DATASET CONTENT.
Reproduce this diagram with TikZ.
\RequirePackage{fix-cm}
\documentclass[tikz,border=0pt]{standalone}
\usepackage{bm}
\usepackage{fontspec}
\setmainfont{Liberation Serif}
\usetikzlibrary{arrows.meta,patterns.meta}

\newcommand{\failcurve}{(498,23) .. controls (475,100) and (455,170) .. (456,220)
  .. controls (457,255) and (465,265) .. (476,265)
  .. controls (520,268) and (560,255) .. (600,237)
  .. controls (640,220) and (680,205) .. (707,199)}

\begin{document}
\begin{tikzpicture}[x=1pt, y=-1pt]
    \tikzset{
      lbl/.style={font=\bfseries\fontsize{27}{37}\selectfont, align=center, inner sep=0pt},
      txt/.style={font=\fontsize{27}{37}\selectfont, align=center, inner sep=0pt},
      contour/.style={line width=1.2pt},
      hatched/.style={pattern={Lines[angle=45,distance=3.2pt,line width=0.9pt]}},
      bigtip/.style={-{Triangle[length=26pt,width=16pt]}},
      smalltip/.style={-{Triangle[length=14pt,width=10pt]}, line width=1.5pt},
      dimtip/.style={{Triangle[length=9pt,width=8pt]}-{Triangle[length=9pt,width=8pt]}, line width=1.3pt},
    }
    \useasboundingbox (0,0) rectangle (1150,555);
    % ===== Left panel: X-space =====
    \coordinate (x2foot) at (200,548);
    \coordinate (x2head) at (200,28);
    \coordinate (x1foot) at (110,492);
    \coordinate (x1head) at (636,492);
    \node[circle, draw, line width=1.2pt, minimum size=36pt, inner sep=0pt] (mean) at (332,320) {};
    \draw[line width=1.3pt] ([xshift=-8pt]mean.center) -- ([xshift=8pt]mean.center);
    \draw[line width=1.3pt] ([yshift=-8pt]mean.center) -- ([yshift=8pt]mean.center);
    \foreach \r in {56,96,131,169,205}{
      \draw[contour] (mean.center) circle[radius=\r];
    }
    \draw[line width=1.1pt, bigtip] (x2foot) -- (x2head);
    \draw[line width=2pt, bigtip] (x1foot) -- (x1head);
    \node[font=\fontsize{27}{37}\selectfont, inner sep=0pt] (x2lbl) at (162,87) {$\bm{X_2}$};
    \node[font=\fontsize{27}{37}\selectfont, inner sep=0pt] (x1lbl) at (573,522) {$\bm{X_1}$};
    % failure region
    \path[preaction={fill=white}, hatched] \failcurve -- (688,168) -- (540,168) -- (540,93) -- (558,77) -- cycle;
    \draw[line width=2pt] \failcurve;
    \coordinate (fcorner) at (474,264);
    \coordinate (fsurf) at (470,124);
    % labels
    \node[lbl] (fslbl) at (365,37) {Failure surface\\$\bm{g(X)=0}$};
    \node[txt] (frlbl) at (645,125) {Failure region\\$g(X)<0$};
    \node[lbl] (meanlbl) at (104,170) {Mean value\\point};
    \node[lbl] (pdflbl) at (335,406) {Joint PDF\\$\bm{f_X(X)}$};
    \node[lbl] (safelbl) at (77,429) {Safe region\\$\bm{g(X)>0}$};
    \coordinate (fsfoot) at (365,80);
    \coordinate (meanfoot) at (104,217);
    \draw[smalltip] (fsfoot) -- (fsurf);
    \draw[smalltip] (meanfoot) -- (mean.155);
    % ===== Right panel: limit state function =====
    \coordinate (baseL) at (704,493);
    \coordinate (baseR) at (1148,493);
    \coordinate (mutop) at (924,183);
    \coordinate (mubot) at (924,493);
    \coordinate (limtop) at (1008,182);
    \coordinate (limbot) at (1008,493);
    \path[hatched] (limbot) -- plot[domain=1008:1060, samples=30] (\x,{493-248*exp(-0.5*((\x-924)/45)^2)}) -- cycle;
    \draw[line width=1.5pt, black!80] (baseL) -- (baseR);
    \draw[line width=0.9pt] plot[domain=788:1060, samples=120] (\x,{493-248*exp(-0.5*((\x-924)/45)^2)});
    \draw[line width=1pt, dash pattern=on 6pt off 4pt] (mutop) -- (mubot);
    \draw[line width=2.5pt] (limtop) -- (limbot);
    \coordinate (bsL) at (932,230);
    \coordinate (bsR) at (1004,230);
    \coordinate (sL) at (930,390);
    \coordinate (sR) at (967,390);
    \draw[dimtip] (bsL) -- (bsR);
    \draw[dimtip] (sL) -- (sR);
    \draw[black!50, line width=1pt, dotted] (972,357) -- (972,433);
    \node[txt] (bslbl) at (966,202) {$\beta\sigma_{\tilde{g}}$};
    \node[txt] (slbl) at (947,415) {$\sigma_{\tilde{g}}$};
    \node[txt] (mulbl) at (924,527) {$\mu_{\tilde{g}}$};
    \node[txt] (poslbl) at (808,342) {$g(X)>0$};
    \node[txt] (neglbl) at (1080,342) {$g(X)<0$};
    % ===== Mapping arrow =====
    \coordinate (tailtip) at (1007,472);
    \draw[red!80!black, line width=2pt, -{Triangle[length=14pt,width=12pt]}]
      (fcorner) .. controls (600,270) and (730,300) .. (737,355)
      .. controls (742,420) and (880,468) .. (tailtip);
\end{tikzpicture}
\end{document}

PROBLEM DESCRIPTION.
Copy, please, exactly the lines that start at the first line of the data and end at the line containing "controls (640,220) and", both kept and no others.

RESPONSE TO THIS TASK.
Reproduce this diagram with TikZ.
\RequirePackage{fix-cm}
\documentclass[tikz,border=0pt]{standalone}
\usepackage{bm}
\usepackage{fontspec}
\setmainfont{Liberation Serif}
\usetikzlibrary{arrows.meta,patterns.meta}

\newcommand{\failcurve}{(498,23) .. controls (475,100) and (455,170) .. (456,220)
  .. controls (457,255) and (465,265) .. (476,265)
  .. controls (520,268) and (560,255) .. (600,237)
  .. controls (640,220) and (680,205) .. (707,199)}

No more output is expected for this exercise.